Learn English – This many vs these many

word-difference

I sent few pics to someone and she asked me "why so many pics". When I responded with "I always take this many pics", she told me that there is something wrong with the sentence.

As per other forums, "this many" works when talking about specific number. But I don't see any example of the same. If I have specific number, then use of "many" is not even justified.

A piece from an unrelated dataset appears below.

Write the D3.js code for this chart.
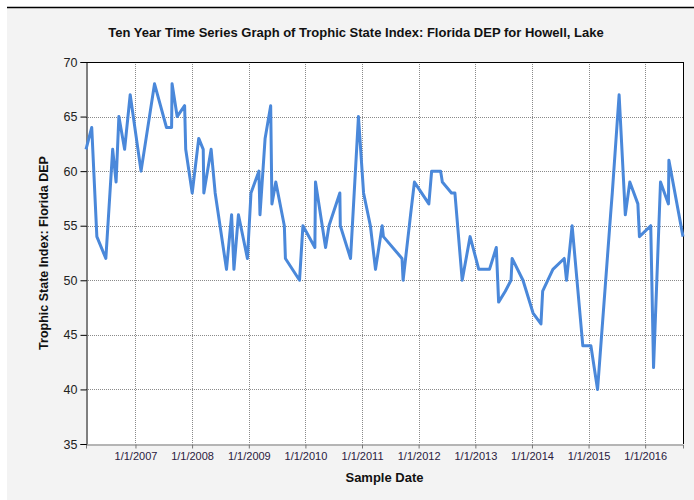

Is there something I am missing about the use of "this many". If I were to use "this many" in above conversation, what modification will be needed to fix this?

Edit:

More context. I have a rule of sending pictures from one specific place every time. Since I normally take pics while in the cab, they get blurry. So, I take multiple and send the best one across. This time, I sent all the pictures instead. Hence the question on her part. I just want to mention to her that this 3-4 pictures thing is usual. In that case, I am unsure if "this many" is correct. It is just something, no one I know can satisfactorily answer, hence this post.

Best Answer

The difference between "These many pictures" and "This many pictures" could be referring more to what the speaker wants the qualifying word to apply to - either the many or the pictures.

So "I always take these many pictures" begins to sound like you always take those exact pictures (like the same pictures over and over) which happen to be "many".

Whereas "I always take this many pictures refers to the amount being the same whenever you take pictures (many). "This many" is referring to a singular noun many. You could say it to refer to the "many" pictures that you took on your own phone.

"That many" (as Jim commented) is similar (referring to a many as well, but on your friend's phone for instance).

See: https://english.stackexchange.com/questions/4325/using-that-and-this-interchangeably
e.g. - This phone right here. vs That phone over there.